Four weeks left of my final class for my degree. I was falling apart about it, but Sis and BFF pulled me back from the brink Sunday and I spent a good chunk of time yesterday doing homework. Sunday night I emailed my prof asking if I could make up some work, explaining that I’m crazy and am getting divorced and had to move cities, and this is the last class I need to graduate and I only need a C (but would prefer to do better, naturally) so could he help? My sister is actually the one who wrote the email. She’s had to do it for her husband, who also has schizoaffective disorder and is also in school. Prof hasn’t gotten back to me yet. Hopefully today. bites nails anxiously
For years now I’ve said that once I graduated I want to take some classes just for fun at the community college.
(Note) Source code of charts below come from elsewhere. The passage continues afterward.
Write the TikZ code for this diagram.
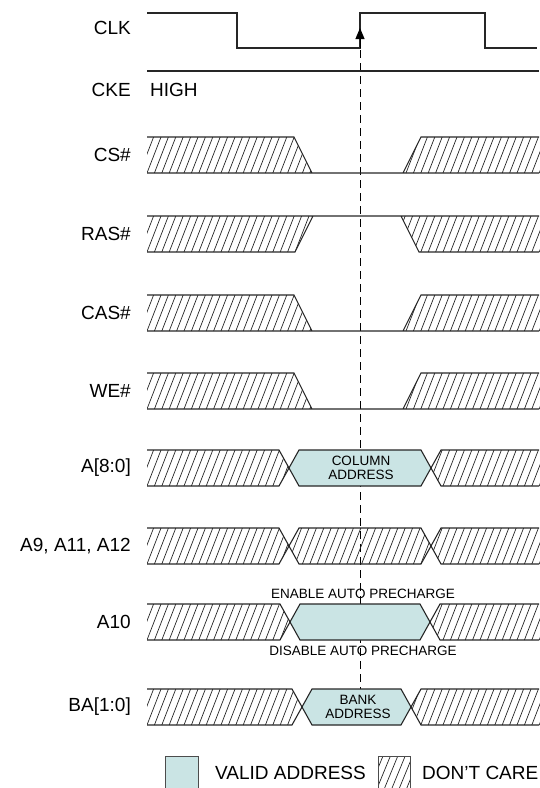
\documentclass[tikz,border=0pt]{standalone}
\usepackage{fontspec}
\setmainfont{Liberation Sans}
\usetikzlibrary{arrows.meta}
\definecolor{validfill}{RGB}{202,228,228}

\begin{document}
\begin{tikzpicture}[x=1pt,y=-1pt,
    wave/.style={line width=1.1pt,black!85},
    hatchline/.style={line width=0.7pt,black!85},
    marker/.style={line width=1pt,dash pattern=on 8pt off 5pt},
    lbl/.style={inner sep=0pt,font=\fontsize{19}{21}\selectfont},
    note/.style={inner sep=0pt,align=center,font=\fontsize{13.5}{14.5}\selectfont}]
\newcommand{\xl}{147}
\newcommand{\xr}{539}
% hatched region: #1 clip path, #2 top, #3 bottom
\newcommand{\dontcare}[3]{%
  \begin{scope}
    \clip #1;
    \foreach \hx in {110,117.4,...,560}
      \draw[hatchline] (\hx,#3) -- (\hx+14,#2);
  \end{scope}}
% low pulse, #1 top, #2 bottom
\newcommand{\lowrow}[2]{%
  \dontcare{(\xl,#1) -- (294,#1) -- (312,#2) -- (\xl,#2) -- cycle}{#1}{#2}
  \dontcare{(403,#2) -- (421,#1) -- (\xr+5,#1) -- (\xr+5,#2) -- cycle}{#1}{#2}
  \draw[wave] (\xl,#1) -- (294,#1) -- (312,#2)
              (\xl,#2) -- (\xr,#2)
              (403,#2) -- (421,#1) -- (\xr,#1);}
% high pulse
\newcommand{\highrow}[2]{%
  \dontcare{(\xl,#1) -- (313,#1) -- (295,#2) -- (\xl,#2) -- cycle}{#1}{#2}
  \dontcare{(401,#1) -- (419,#2) -- (\xr+5,#2) -- (\xr+5,#1) -- cycle}{#1}{#2}
  \draw[wave] (\xl,#1) -- (\xr,#1)
              (\xl,#2) -- (295,#2) -- (313,#1)
              (401,#1) -- (419,#2) -- (\xr,#2);}
% bus, #3 #4 crossings, #5=1 valid middle
\newcommand{\busrow}[5]{%
  \dontcare{(\xl,#1) -- (#3-10,#1) -- (#3,#1/2+#2/2) -- (#3-10,#2) -- (\xl,#2) -- cycle}{#1}{#2}
  \dontcare{(#4+10,#1) -- (#4,#1/2+#2/2) -- (#4+10,#2) -- (\xr+5,#2) -- (\xr+5,#1) -- cycle}{#1}{#2}
  \ifnum#5=1
    \fill[validfill] (#3,#1/2+#2/2) -- (#3+10,#1) -- (#4-10,#1) -- (#4,#1/2+#2/2)
      -- (#4-10,#2) -- (#3+10,#2) -- cycle;
  \else
    \dontcare{(#3,#1/2+#2/2) -- (#3+10,#1) -- (#4-10,#1) -- (#4,#1/2+#2/2)
      -- (#4-10,#2) -- (#3+10,#2) -- cycle}{#1}{#2}
  \fi
  \draw[wave] (\xl,#1) -- (#3-10,#1) -- (#3+10,#2) -- (#4-10,#2) -- (#4+10,#1) -- (\xr,#1)
              (\xl,#2) -- (#3-10,#2) -- (#3+10,#1) -- (#4-10,#1) -- (#4+10,#2) -- (\xr,#2);}

\useasboundingbox (0,0) rectangle (539,788);

% clock edge marker
\draw[marker] (360,50) -- (360,707);

\draw[wave] (\xl,13) -- (237,13) -- (237,48) -- (360,48) -- (360,13)
  -- (485,13) -- (485,48) -- (537,48);
\draw[-{Triangle[length=11pt,width=9pt]},line width=1pt] (360,48) -- (360,28);
\draw[wave] (\xl,71) -- (\xr,71);

\lowrow{137}{173}
\highrow{216}{252}
\lowrow{295}{331}
\lowrow{373}{409}
\busrow{450}{486}{289}{431}{1}
\busrow{528}{564}{289}{431}{0}
\busrow{604}{640}{290}{430}{1}
\busrow{689}{725}{302}{411}{1}

\path (131,28) node (clk) [lbl,anchor=east] {CLK}
      (131,90) node (cke) [lbl,anchor=east] {CKE}
      (150,90) node (high) [lbl,anchor=west] {HIGH}
      (131,155) node (cs) [lbl,anchor=east] {CS\#}
      (131,234) node (ras) [lbl,anchor=east] {RAS\#}
      (131,313) node (cas) [lbl,anchor=east] {CAS\#}
      (131,391) node (we) [lbl,anchor=east] {WE\#}
      (131,468) node (addr) [lbl,anchor=east] {A[8:0]}
      (131,546) node (aux) [lbl,anchor=east] {A9, A11, A12}
      (131,622) node (aten) [lbl,anchor=east] {A10}
      (131,707) node (bank) [lbl,anchor=east] {BA[1:0]};

\path (361,468) node (coladdr) [note] {COLUMN\\ADDRESS}
      (363,594) node (enap) [note] {ENABLE AUTO PRECHARGE}
      (363,651) node (disap) [note] {DISABLE AUTO PRECHARGE}
      (358,707) node (bankaddr) [note] {BANK\\ADDRESS};

% legend
\fill[validfill] (165,756) rectangle (198,790);
\draw[line width=0.8pt,black!70] (165,756) rectangle (198,790);
\dontcare{(378,756) rectangle (410,790)}{756}{790}
\draw[line width=0.8pt,black!70] (378,756) rectangle (410,790);
\path (215,773) node (validkey) [lbl,anchor=west] {VALID ADDRESS}
      (422,773) node (dckey) [lbl,anchor=west] {DON'T CARE};

\end{tikzpicture}
\end{document}
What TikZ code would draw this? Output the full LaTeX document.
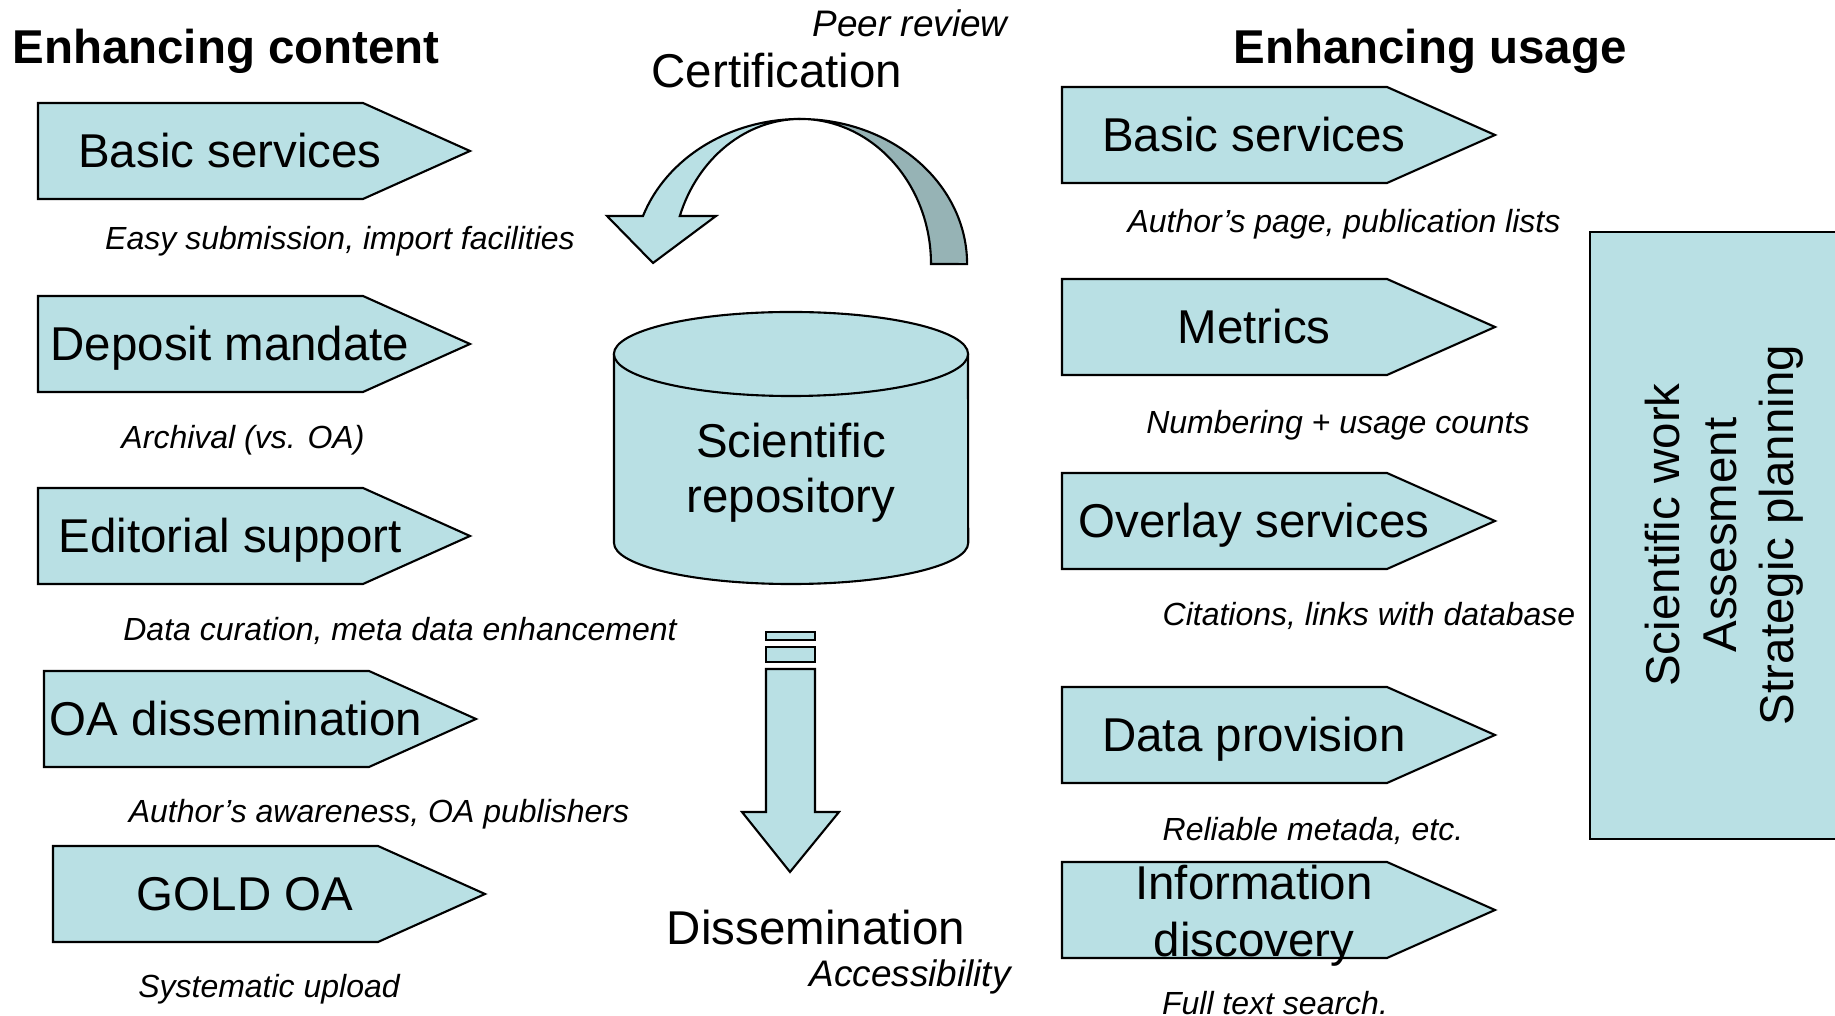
\documentclass[tikz,border=0pt]{standalone}
\usepackage{fontspec}
\setmainfont{Liberation Sans}
\usepackage{tikz}
\definecolor{repoblue}{RGB}{185,224,228}
\definecolor{repodark}{RGB}{150,179,181}

\begin{document}
\begin{tikzpicture}[x=0.01cm, y=-0.01cm,
  blockarrow/.style={draw, fill=repoblue, line width=0.6pt, line join=miter},
  boxtext/.style={font=\fontsize{13.5}{16.2}\selectfont, anchor=base, inner sep=0pt},
  note/.style={font=\fontsize{9.1}{11}\selectfont\itshape, anchor=base, inner sep=0pt},
  bignote/.style={font=\fontsize{10.5}{12.6}\selectfont\itshape, anchor=base, inner sep=0pt},
  heading/.style={font=\fontsize{13.5}{16.2}\selectfont\bfseries, anchor=base, inner sep=0pt}]
  \useasboundingbox (0,0) rectangle (1835,1016);
  \clip (0,0) rectangle (1835,1016);

  % titres
  \node[heading] (content) at (226,64) {Enhancing content};
  \node[heading] (usage) at (1430,64) {Enhancing usage};

  % fleches de gauche
  \foreach \x/\y/\txt [count=\i] in {38/103/Basic services, 38/296/Deposit mandate,
      38/488/Editorial support, 44/671/OA dissemination, 53/846/GOLD OA} {
    \draw[blockarrow] (\x,\y) -- +(325,0) -- +(432,48) -- +(325,96) -- +(0,96) -- cycle;
    \node[boxtext] (left\i) at (\x+192,\y+65) {\txt};
  }
  \node[note] (easy) at (340,250) {Easy submission, import facilities};
  \node[note] (archival) at (243,449) {Archival (vs. OA)};
  \node[note] (curation) at (400,641) {Data curation, meta data enhancement};
  \node[note] (awareness) at (379,823) {Author’s awareness, OA publishers};
  \node[note] (upload) at (269,998) {Systematic upload};

  % fleches de droite
  \foreach \y/\txt [count=\i] in {87/Basic services, 279/Metrics,
      473/Overlay services, 687/Data provision} {
    \draw[blockarrow] (1062,\y) -- +(325,0) -- +(433,48) -- +(325,96) -- +(0,96) -- cycle;
    \node[boxtext] (right\i) at (1254,\y+65) {\txt};
  }
  \draw[blockarrow] (1062,862) -- +(325,0) -- +(433,48) -- +(325,96) -- +(0,96) -- cycle;
  \node[boxtext, anchor=center, align=center] (right5) at (1254,916) {Information\\discovery};

  \node[note] (authorpage) at (1344,233) {Author’s page, publication lists};
  \node[note] (numbering) at (1338,434) {Numbering + usage counts};
  \node[note] (citations) at (1369,626) {Citations, links with database};
  \node[note] (reliable) at (1313,841) {Reliable metada, etc.};
  \node[note] (fulltext) at (1275,1015) {Full text search.};

  % panneau vertical
  \draw[fill=repoblue, line width=0.6pt] (1590,232) rectangle (1860,839);
  \node[boxtext, anchor=center, align=center, rotate=90] (goals) at (1724,535)
    {Scientific work\\Assesment\\Strategic planning};

  % certification
  \node[bignote] (peer) at (910,37) {Peer review};
  \node[boxtext] (cert) at (777,88) {Certification};
  \draw[blockarrow, fill=repodark] (800,119)
    arc[start angle=90, end angle=0, x radius=1.67cm, y radius=1.45cm] -- (931,264)
    arc[start angle=0, end angle=90, x radius=1.31cm, y radius=1.45cm] -- cycle;
  \draw[blockarrow] (643,216)
    arc[start angle=160.67, end angle=90, x radius=1.67cm, y radius=1.45cm]
    arc[start angle=90, end angle=160.67, x radius=1.28cm, y radius=1.45cm]
    -- (716,216) -- (653,263) -- (607,216) -- cycle;

  % depot
  \draw[blockarrow] (614,354) -- (614,543)
    arc[start angle=180, end angle=360, x radius=1.77cm, y radius=0.41cm] -- (968,354);
  \draw[blockarrow] (791,354) ellipse [x radius=1.77cm, y radius=0.42cm];
  \node[boxtext, anchor=center, align=center, font=\fontsize{13.5}{15.6}\selectfont] (repo) at (791,473)
    {Scientific\\repository};

  % dissemination
  \draw[blockarrow] (766,632) rectangle (815,640);
  \draw[blockarrow] (766,647) rectangle (815,662);
  \draw[blockarrow] (766,669) -- (815,669) -- (815,812) -- (839,812) -- (790,872)
    -- (742,812) -- (766,812) -- cycle;
  \node[boxtext] (diss) at (816,945) {Dissemination};
  \node[bignote] (access) at (910,987) {Accessibility};
\end{tikzpicture}
\end{document}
Chemistry, calculus 1-3, and physics. One class at a time, no pressure. I’d audit, but if I ever go back for another bachelor’s (gimme 5 years first) it’ll be something science-related (or Stats!) and I’ll need those classes anyway. Yesterday I filled out my readmission request for the CC, aiming for spring term. That’ll give me two months off of school before I start my fun classes. During that time I’ll be getting a math tutor. It’s been 5 years since my last math class, and I need a refresher.
My depression has lifted quite a bit in the last 24 hours, but I’m concerned that I might be veering the other direction a little. I’ve been awake for 22 hours and I’m not even slightly sleepy. Annoying. I need to get tired so I can do more homework and not sleep through my cello lesson in the afternoon!